S.C. Attorney General Alan Wilson was among several S.C. Republican leaders declaring the ruling a victory for protecting voting rights “without requiring a different formula for states wishing to implement reasonable election reforms, such as voter-ID laws similar to South Carolina’s.”
The formula, Wilson said, unfairly singled out states for oversight, regardless of gains made since the civil rights movement.
State Sen. Chip Campsen, R-Charleston, said the court was right to strike down the formula, which operated in an “arbitrary and capricious manner because there is no rational basis of who they apply the voting acts to,” he said.
Others, however, said the ruling could lead to states mounting efforts to restrict minority voting.
“Where voters of color are on the verge of exercising their political will, often for the first time, we are finding there are efforts made to thwart” minorities’ progress, said Ryan Haygood with the NAACP’s legal defense and education fund.
State Sen. Brad Hutto, D-Orangeburg, an attorney, said that in no longer requiring South Carolina to prove changes to its voting laws are fair, the decision shifts the legal burden to citizens and advocacy groups to file potentially costly, drawn-out lawsuits to challenge changes that they think are unfair.
The court said Congress could adopt a new formula. But given the political climate in Washington, that may not happen. That “puts us back in the political crossroads, which is: Can Congress come together to agree on a new formula?” said USC’s Black. “I’m skeptical.”
Shifting burden of proof
Justice Ruth Bader Ginsburg, one of four who opposed the court’s ruling, cited South Carolina’s controversial voter-ID law as an illustration of the evidence that Congress considered before extending the preclearance requirements until 2031.
The Justice Department initially blocked the S.C. voter-ID law, citing concern it could discriminate against or unfairly burden minorities. A federal court later upheld the law after state officials agreed to a broad interpretation of a provision that provides an exception to the requirement that voters have an ID. That exception allows voters to cast ballots, even without an ID, if they provide a reason for not having one.
Unless Congress adopts a new formula, all changes in S.C. voting — from the locations of voting precincts and redistricting plans, to changes like the voter-ID law — will no longer need approval from the Justice Department or a federal court before taking effect.

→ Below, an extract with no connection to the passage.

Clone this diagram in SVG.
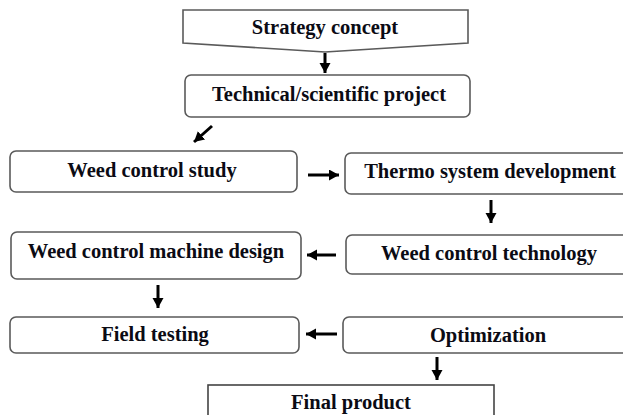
<svg xmlns="http://www.w3.org/2000/svg" width="623" height="415" viewBox="0 0 623 415">
<style>
.box{fill:#fff;stroke:#5a5a5a;stroke-width:1.6}
.t{font-family:"Liberation Serif","Times New Roman",serif;font-weight:bold;font-size:20.5px;fill:#0b0b14;text-anchor:middle}
.c{stroke:#000;stroke-width:3;fill:none;marker-end:url(#ah)}
</style>
<defs>
<marker id="ah" markerUnits="userSpaceOnUse" markerWidth="12" markerHeight="12" refX="10" refY="5.5" orient="auto">
<path d="M0,0 L10,5.5 L0,11 Z" fill="#000"/>
</marker>
</defs>
<rect width="623" height="415" fill="#fff"/>
<g id="strategy">
<polygon class="box" points="183,10 468,10 468,43 325,52 183,43"/>
<text class="t" x="325" y="34">Strategy concept</text>
</g>
<g id="technical">
<rect class="box" x="185" y="75" width="285" height="42" rx="6"/>
<text class="t" x="329" y="101">Technical/scientific project</text>
</g>
<g id="weedstudy">
<rect class="box" x="10" y="151" width="287" height="41" rx="6"/>
<text class="t" x="152" y="177">Weed control study</text>
</g>
<g id="thermo">
<rect class="box" x="345" y="153" width="300" height="41" rx="6"/>
<text class="t" x="490" y="178">Thermo system development</text>
</g>
<g id="weedtech">
<rect class="box" x="346" y="235" width="300" height="39" rx="6"/>
<text class="t" x="489" y="260">Weed control technology</text>
</g>
<g id="machine">
<rect class="box" x="11" y="232" width="290" height="47" rx="6"/>
<text class="t" x="156" y="258">Weed control machine design</text>
</g>
<g id="field">
<rect class="box" x="10" y="317" width="289" height="36" rx="6"/>
<text class="t" x="155" y="341">Field testing</text>
</g>
<g id="optim">
<rect class="box" x="343" y="317" width="300" height="36" rx="6"/>
<text class="t" x="488" y="342">Optimization</text>
</g>
<g id="final">
<rect x="208" y="385" width="286" height="40" fill="#fff" stroke="#444" stroke-width="1.6"/>
<text class="t" x="351" y="409">Final product</text>
</g>
<g id="connectors">
<line class="c" x1="325" y1="53" x2="325" y2="73"/>
<line class="c" x1="212" y1="126" x2="194" y2="142"/>
<line class="c" x1="308" y1="175" x2="339" y2="175"/>
<line class="c" x1="491" y1="200" x2="491" y2="223"/>
<line class="c" x1="336" y1="255" x2="307" y2="255"/>
<line class="c" x1="158" y1="285" x2="158" y2="308"/>
<line class="c" x1="337" y1="334" x2="306" y2="334"/>
<line class="c" x1="437" y1="357" x2="437" y2="380"/>
</g>
</svg>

Supporters of the court’s decision said the law already provides a way for people to challenge the legality of voting laws: federal courtrooms. “This is a victory for all voters as all states can now act equally without some having to ask for permission or being required to jump through the extraordinary hoops demanded by federal bureaucracy,” Attorney General Wilson said.
But what Wilson called “extraordinary hoops,” supporters of preclearance see as an efficient way of protecting fairness and addressing changes in the state’s voting rules before they take effect.

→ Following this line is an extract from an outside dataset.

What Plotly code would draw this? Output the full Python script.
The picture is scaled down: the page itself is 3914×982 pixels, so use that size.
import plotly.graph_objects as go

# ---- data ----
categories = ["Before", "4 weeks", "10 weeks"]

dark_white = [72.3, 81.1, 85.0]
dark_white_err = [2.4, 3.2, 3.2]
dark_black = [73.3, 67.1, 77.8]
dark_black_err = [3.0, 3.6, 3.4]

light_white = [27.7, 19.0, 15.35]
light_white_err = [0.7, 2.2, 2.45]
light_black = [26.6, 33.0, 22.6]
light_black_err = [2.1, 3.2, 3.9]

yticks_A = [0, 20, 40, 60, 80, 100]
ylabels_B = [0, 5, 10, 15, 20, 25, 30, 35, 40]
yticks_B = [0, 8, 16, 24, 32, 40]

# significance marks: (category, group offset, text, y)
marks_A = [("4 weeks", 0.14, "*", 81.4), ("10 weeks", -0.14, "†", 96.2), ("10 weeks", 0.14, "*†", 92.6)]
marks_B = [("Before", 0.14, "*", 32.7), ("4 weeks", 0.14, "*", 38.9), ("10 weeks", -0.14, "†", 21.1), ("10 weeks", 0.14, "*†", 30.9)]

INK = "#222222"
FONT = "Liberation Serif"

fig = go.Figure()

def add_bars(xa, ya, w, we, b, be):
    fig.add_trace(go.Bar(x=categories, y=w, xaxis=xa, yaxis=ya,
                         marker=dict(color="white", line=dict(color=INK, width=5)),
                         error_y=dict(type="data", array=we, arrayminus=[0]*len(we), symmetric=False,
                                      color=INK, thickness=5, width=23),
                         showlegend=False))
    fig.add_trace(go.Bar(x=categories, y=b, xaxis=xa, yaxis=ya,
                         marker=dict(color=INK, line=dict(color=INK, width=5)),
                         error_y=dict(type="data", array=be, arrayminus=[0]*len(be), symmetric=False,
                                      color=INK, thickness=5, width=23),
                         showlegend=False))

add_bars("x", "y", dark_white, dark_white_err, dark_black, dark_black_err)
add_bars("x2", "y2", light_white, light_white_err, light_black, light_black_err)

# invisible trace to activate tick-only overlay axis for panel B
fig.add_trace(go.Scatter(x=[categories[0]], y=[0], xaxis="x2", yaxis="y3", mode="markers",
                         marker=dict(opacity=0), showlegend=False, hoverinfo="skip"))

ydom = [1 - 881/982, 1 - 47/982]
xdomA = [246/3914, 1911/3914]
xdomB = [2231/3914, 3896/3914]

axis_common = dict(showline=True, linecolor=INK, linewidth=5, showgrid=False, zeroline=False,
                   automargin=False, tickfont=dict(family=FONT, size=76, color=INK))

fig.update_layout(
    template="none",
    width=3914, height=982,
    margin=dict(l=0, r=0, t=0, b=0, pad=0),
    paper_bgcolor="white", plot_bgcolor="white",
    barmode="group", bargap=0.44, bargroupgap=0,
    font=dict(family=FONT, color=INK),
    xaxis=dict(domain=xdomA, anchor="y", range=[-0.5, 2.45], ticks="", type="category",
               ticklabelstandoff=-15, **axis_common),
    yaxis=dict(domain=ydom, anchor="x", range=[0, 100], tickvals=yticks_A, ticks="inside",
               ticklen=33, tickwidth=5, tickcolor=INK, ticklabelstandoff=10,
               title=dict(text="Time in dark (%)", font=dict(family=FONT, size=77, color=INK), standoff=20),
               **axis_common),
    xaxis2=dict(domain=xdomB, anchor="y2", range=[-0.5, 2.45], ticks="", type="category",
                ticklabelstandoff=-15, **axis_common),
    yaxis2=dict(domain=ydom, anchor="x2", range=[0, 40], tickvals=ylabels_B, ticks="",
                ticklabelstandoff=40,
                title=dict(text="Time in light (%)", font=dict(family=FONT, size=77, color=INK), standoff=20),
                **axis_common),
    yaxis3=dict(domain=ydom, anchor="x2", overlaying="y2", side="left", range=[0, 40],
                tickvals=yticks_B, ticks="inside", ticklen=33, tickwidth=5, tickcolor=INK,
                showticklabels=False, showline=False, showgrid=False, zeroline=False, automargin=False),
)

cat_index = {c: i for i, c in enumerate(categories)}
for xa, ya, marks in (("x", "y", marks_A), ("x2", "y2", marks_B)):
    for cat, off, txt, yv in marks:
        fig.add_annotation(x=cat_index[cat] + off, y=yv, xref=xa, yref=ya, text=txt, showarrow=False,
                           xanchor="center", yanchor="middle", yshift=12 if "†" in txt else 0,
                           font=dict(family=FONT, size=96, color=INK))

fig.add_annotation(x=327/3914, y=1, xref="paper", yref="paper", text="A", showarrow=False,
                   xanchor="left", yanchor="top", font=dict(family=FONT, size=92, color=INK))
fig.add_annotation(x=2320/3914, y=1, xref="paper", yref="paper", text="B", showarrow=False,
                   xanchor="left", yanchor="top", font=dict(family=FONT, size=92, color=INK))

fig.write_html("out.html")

“I would hope that as Congress goes back and looks at this, they’ll recognize the value of the preclearance process and maybe expand it” to include coverage of all states, Sen. Hutto said.
In the court of Congress
U.S. Rep. Jim Clyburn, D-S.C., called the ruling a “disappointing” reversal of a law that Congress put in place after considering thousands of pages of evidence of voting rights violations and overwhelmingly agreeing to place some states under federal oversight.

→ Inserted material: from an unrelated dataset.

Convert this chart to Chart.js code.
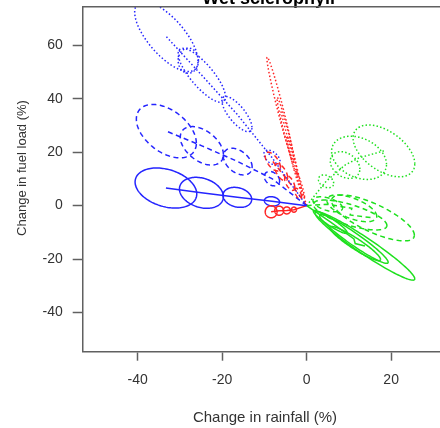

That evidence was “clear enough for those who got elected” — lawmakers — “but not clear enough for those who were appointed” — the Supreme Court justices, Clyburn said.
Clyburn said there may be support in Congress for defining a new formula, given the overwhelming support behind reauthorizing the Voting Rights Act in 2006.
As for possible challenges facing South Carolina, Clyburn said, “I don’t worry about it at all. I would hope that the state Legislature would do the right thing.”